Joan Massagué Solé

Joan Massagué
Born (1953-04-30)April 30, 1953
Barcelona, Spain
Fields cancer biology
Institutions Memorial Sloan-Kettering Cancer Center, Institute for Research in Biomedicine
Alma mater University of Barcelona, Brown University
Known for cancer metastasis

Joan Massagué Solé (born April 30, 1953 in Barcelona), is a Spanish scientist. He is the director of the Sloan-Kettering Institute and Chair of the Cancer Biology and Genetics Program at Memorial Sloan-Kettering Cancer Center. An internationally recognized leader in the study of both cancer metastasis and growth factors that regulate cell behavior, he is also a professor at the Weill Cornell Graduate School of Medical Sciences and a member of the National Academy of Sciences.

Biography

Born in Barcelona, Spain, on April 30, 1953, Massagué earned his doctorate degree in Pharmacy and Biochemistry at the University of Barcelona in 1978 under the mentorship of Professor Joan J. Guinovart. He completed a postdoctoral fellowship in 1982 in the laboratory of Michael P. Czech, PhD, at Brown University, where he determined the composition of the receptor for the hormone insulin. Later that year, he became an assistant professor in Biochemistry at the University of Massachusetts Medical School in Worcester, where he initiated his work on cell growth control.

Massagué joined Memorial Sloan-Kettering in 1989 as the Alfred P. Sloan Chair of the Sloan-Kettering Institute’s Cell Biology Program and was named founding Chair of the Cancer Biology and Genetics Program in 2003. In addition, he became the Director of Memorial Sloan-Kettering’s Metastasis Research Center.

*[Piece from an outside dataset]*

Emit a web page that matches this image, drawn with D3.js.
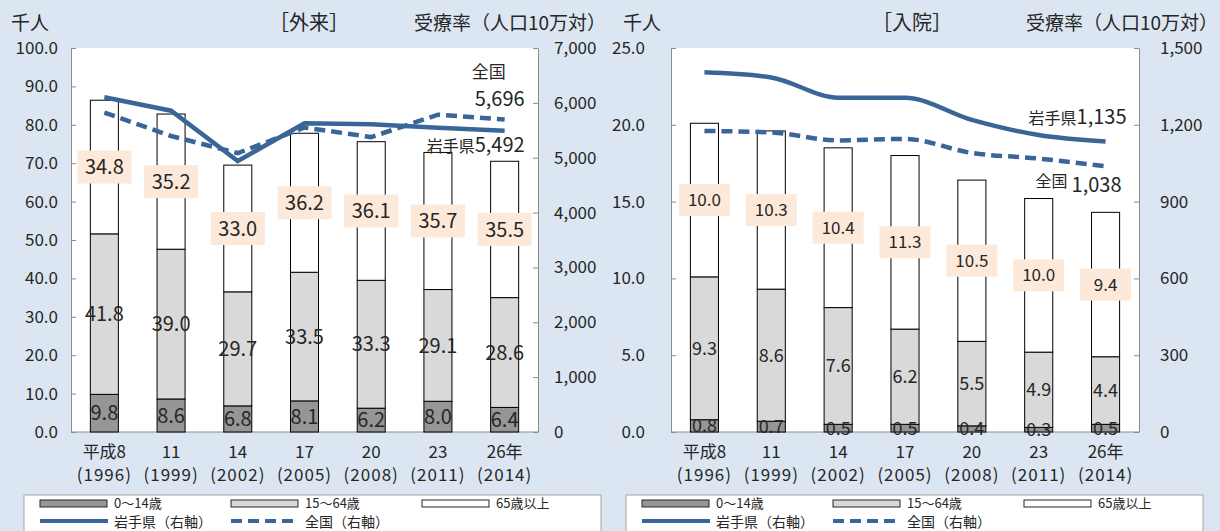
<!DOCTYPE html>
<html>
<head>
<meta charset="utf-8">
<script src="https://cdn.jsdelivr.net/npm/d3@7"></script>
<style>
body { margin: 0; background: #fff; }
text { font-family: "Noto Sans CJK JP", sans-serif; fill: #262626; }
</style>
</head>
<body>
<script>
/*category labels*/
var years = ["平成8", "11", "14", "17", "20", "23", "26年"];
var yearsAD = ["(1996)", "(1999)", "(2002)", "(2005)", "(2008)", "(2011)", "(2014)"];

/*外来 (thousand people) and 受療率*/
var outChild = [9.8, 8.6, 6.8, 8.1, 6.2, 8.0, 6.4];
var outWork = [41.8, 39.0, 29.7, 33.5, 33.3, 29.1, 28.6];
var outElder = [34.8, 35.2, 33.0, 36.2, 36.1, 35.7, 35.5];
var outIwate = [6103, 5857, 4940, 5627, 5610, 5545, 5492];
var outJapan = [5824, 5396, 5083, 5551, 5376, 5784, 5696];

/*入院 (thousand people) and 受療率*/
var inChild = [0.8, 0.7, 0.5, 0.5, 0.4, 0.3, 0.5];
var inWork = [9.3, 8.6, 7.6, 6.2, 5.5, 4.9, 4.4];
var inElder = [10.0, 10.3, 10.4, 11.3, 10.5, 10.0, 9.4];
var inIwate = [1405, 1385, 1306, 1306, 1219, 1160, 1135];
var inJapan = [1176, 1170, 1139, 1145, 1090, 1068, 1038];

/*axis ranges*/
var outLeftTicks = d3.range(0, 100.1, 10);
var outRightTicks = d3.range(0, 7001, 1000);
var inLeftTicks = d3.range(0, 25.1, 5);
var inRightTicks = d3.range(0, 1501, 300);

var ageNames = ["0〜14歳", "15〜64歳", "65歳以上"];
var lineNames = ["岩手県（右軸）", "全国（右軸）"];

var bgColor = "#dce6f2";
var lineColor = "#3a6599";
var ageFills = ["#969696", "#d9d9d9", "#ffffff"];

var svg = d3.select("body").append("svg")
	.attr("width", 1220)
	.attr("height", 531);

svg.append("rect")
	.attr("width", 1220).attr("height", 531)
	.attr("fill", bgColor);

/*left panel: outpatients*/
drawPanel({
	left: 0, x0: 71, x1: 538, y0: 48, y1: 432,
	title: "［外来］", titleX: 309,
	child: outChild, work: outWork, elder: outElder,
	iwate: outIwate, japan: outJapan,
	leftTicks: outLeftTicks, rightTicks: outRightTicks,
	leftPad: 13, rightPad: 16,
	boxW: 54, boxH: 33, boxFont: 20, innerFont: 20,
	smooth: false, legendX: 24, legendW: 577
});

/*right panel: inpatients*/
drawPanel({
	left: 612, x0: 671, x1: 1139, y0: 48, y1: 432,
	title: "［入院］", titleX: 912,
	child: inChild, work: inWork, elder: inElder,
	iwate: inIwate, japan: inJapan,
	leftTicks: inLeftTicks, rightTicks: inRightTicks,
	leftPad: 26, rightPad: 21,
	boxW: 51, boxH: 32, boxFont: 17, innerFont: 18,
	smooth: true, legendX: 626, legendW: 577
});

function drawPanel(cfg) {
	var g = svg.append("g");

	/*plot area*/
	g.append("rect")
		.attr("x", cfg.x0).attr("y", cfg.y0)
		.attr("width", cfg.x1 - cfg.x0).attr("height", cfg.y1 - cfg.y0)
		.attr("fill", "#fff");

	var x = d3.scaleBand()
		.domain(years)
		.range([cfg.x0, cfg.x1])
		.paddingInner(0.58)
		.paddingOuter(0.29);

	var yLeft = d3.scaleLinear()
		.domain([0, d3.max(cfg.leftTicks)])
		.range([cfg.y1, cfg.y0]);

	var yRight = d3.scaleLinear()
		.domain([0, d3.max(cfg.rightTicks)])
		.range([cfg.y1, cfg.y0]);

	/*titles*/
	g.append("text")
		.attr("x", cfg.left + 11).attr("y", 30)
		.style("font-size", "19px")
		.text("千人");
	g.append("text")
		.attr("x", cfg.titleX).attr("y", 30)
		.attr("text-anchor", "middle")
		.style("font-size", "20px")
		.text(cfg.title);
	g.append("text")
		.attr("x", cfg.left + 606).attr("y", 30)
		.attr("text-anchor", "end")
		.style("font-size", "19px")
		.text("受療率（人口10万対）");

	/*axes*/
	var leftAxis = d3.axisLeft(yLeft)
		.tickValues(cfg.leftTicks)
		.tickFormat(d3.format(".1f"))
		.tickSizeInner(-5).tickSizeOuter(0)
		.tickPadding(cfg.leftPad);
	var rightAxis = d3.axisRight(yRight)
		.tickValues(cfg.rightTicks)
		.tickFormat(d3.format(","))
		.tickSizeInner(-5).tickSizeOuter(0)
		.tickPadding(cfg.rightPad);

	g.append("g")
		.attr("transform", "translate(" + cfg.x0 + ",0)")
		.call(leftAxis);
	g.append("g")
		.attr("transform", "translate(" + cfg.x1 + ",0)")
		.call(rightAxis);
	g.selectAll(".domain, .tick line").attr("stroke", "#8c8c8c");
	g.selectAll(".tick text")
		.style("font-size", "17px")
		.attr("fill", "#262626");

	g.append("line")
		.attr("x1", cfg.x0).attr("x2", cfg.x1)
		.attr("y1", cfg.y1).attr("y2", cfg.y1)
		.attr("stroke", "#8c8c8c");

	/*category labels*/
	years.forEach(function (yr, i) {
		var cx = x(yr) + x.bandwidth() / 2;
		g.append("text")
			.attr("x", cx).attr("y", cfg.y1 + 26)
			.attr("text-anchor", "middle")
			.style("font-size", "17px")
			.text(yr);
		g.append("text")
			.attr("x", cx).attr("y", cfg.y1 + 49)
			.attr("text-anchor", "middle")
			.style("font-size", "17px")
			.style("letter-spacing", "1px")
			.text(yearsAD[i]);
	});

	/*stacked bars*/
	var series = [cfg.child, cfg.work, cfg.elder];
	years.forEach(function (yr, i) {
		var base = 0;
		series.forEach(function (s, k) {
			var top = base + s[i];
			g.append("rect")
				.attr("x", x(yr))
				.attr("y", yLeft(top))
				.attr("width", x.bandwidth())
				.attr("height", yLeft(base) - yLeft(top))
				.attr("fill", ageFills[k])
				.attr("stroke", "#000")
				.attr("stroke-width", 1);
			base = top;
		});
	});

	/*segment labels*/
	years.forEach(function (yr, i) {
		var cx = x(yr) + x.bandwidth() / 2;
		var base = 0;
		series.forEach(function (s, k) {
			var mid = yLeft(base + s[i] / 2);
			if (k == 2) {
				g.append("rect")
					.attr("x", cx - cfg.boxW / 2)
					.attr("y", mid - cfg.boxH / 2)
					.attr("width", cfg.boxW).attr("height", cfg.boxH)
					.attr("fill", "#fde9d9");
				g.append("text")
					.attr("x", cx).attr("y", mid)
					.attr("dy", "0.36em")
					.attr("text-anchor", "middle")
					.style("font-size", cfg.boxFont + "px")
					.text(d3.format(".1f")(s[i]));
			} else {
				g.append("text")
					.attr("x", cx).attr("y", mid)
					.attr("dy", "0.36em")
					.attr("text-anchor", "middle")
					.style("font-size", cfg.innerFont + "px")
					.text(d3.format(".1f")(s[i]));
			}
			base += s[i];
		});
	});

	/*rate lines on the right axis*/
	var line = d3.line()
		.x(function (d, i) { return x(years[i]) + x.bandwidth() / 2; })
		.y(function (d) { return yRight(d); })
		.curve(cfg.smooth ? d3.curveMonotoneX : d3.curveLinear);

	g.append("path")
		.attr("d", line(cfg.japan))
		.attr("fill", "none")
		.attr("stroke", lineColor)
		.attr("stroke-width", 4.5)
		.attr("stroke-dasharray", "11,6");
	g.append("path")
		.attr("d", line(cfg.iwate))
		.attr("fill", "none")
		.attr("stroke", lineColor)
		.attr("stroke-width", 4.5);

	/*end labels of lines*/
	var lastX = x(years[6]) + x.bandwidth() / 2;
	var iwateLast = cfg.iwate[6];
	var japanLast = cfg.japan[6];
	if (!cfg.smooth) {
		g.append("text")
			.attr("x", lastX - 16).attr("y", yRight(japanLast) - 42)
			.attr("text-anchor", "middle")
			.style("font-size", "17px")
			.text("全国");
		g.append("text")
			.attr("x", lastX + 20).attr("y", yRight(japanLast) - 14)
			.attr("text-anchor", "end")
			.style("font-size", "20px")
			.text(d3.format(",")(japanLast));
		var t = g.append("text")
			.attr("x", lastX + 20).attr("y", yRight(iwateLast) + 21)
			.attr("text-anchor", "end");
		t.append("tspan").style("font-size", "16px").text("岩手県");
		t.append("tspan").style("font-size", "20px").text(d3.format(",")(iwateLast));
	} else {
		var t2 = g.append("text")
			.attr("x", lastX + 21).attr("y", yRight(iwateLast) - 17)
			.attr("text-anchor", "end");
		t2.append("tspan").style("font-size", "16px").text("岩手県");
		t2.append("tspan").style("font-size", "20px").text(d3.format(",")(iwateLast));
		g.append("text")
			.attr("x", lastX - 70).attr("y", yRight(japanLast) + 21)
			.style("font-size", "16px")
			.text("全国");
		g.append("text")
			.attr("x", lastX + 16).attr("y", yRight(japanLast) + 26)
			.attr("text-anchor", "end")
			.style("font-size", "20px")
			.text(d3.format(",")(japanLast));
	}

	/*legend*/
	var lg = g.append("g");
	lg.append("rect")
		.attr("x", cfg.legendX).attr("y", 495)
		.attr("width", cfg.legendW).attr("height", 45)
		.attr("fill", "#fff")
		.attr("stroke", "#a6a6a6");
	var cols = [16, 207, 398];
	ageNames.forEach(function (name, k) {
		var lx = cfg.legendX + cols[k];
		lg.append("rect")
			.attr("x", lx).attr("y", 500)
			.attr("width", 67).attr("height", 7)
			.attr("fill", ageFills[k])
			.attr("stroke", "#262626");
		lg.append("text")
			.attr("x", lx + 74).attr("y", 508)
			.style("font-size", "13px")
			.text(name);
	});
	lineNames.forEach(function (name, k) {
		var lx = cfg.legendX + cols[k];
		lg.append("line")
			.attr("x1", lx).attr("x2", lx + 68)
			.attr("y1", 521).attr("y2", 521)
			.attr("stroke", lineColor)
			.attr("stroke-width", 4)
			.attr("stroke-dasharray", k == 1 ? "11,6" : null);
		lg.append("text")
			.attr("x", lx + 74).attr("y", 527)
			.style("font-size", "14px")
			.text(name);
	});
}
</script>
</body>
</html>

He was an investigator at the Howard Hughes Medical Institute from 1990 to 2013. In 2005 he became a Scientific Advisor at the Institute for Research in Biomedicine in Bacelona.[1] The following year, in 2006, he received the Vilcek Prize in Biomedical Science.[2]

In 2013, Massagué was named Director of the Sloan-Kettering Institute.[3]

Scientific contributions

Massagué is credited for identifying the importance of TGFβ in cancer, and for identifying its receptors and the pathway through which it signals.[1] As of 2002 he had authored more than 300 scientific articles, and was the 39th most cited scientist in all areas of science between 1983 and 2002.[4] As of 2010 he had mentored and trained 12 graduate students and 70 postdoctoral fellows.[5]

As of 2015 his lab studied cancer metastasis and cell homeostasis, with a focus on the that signaling through TGFβ affects stem cells.[6]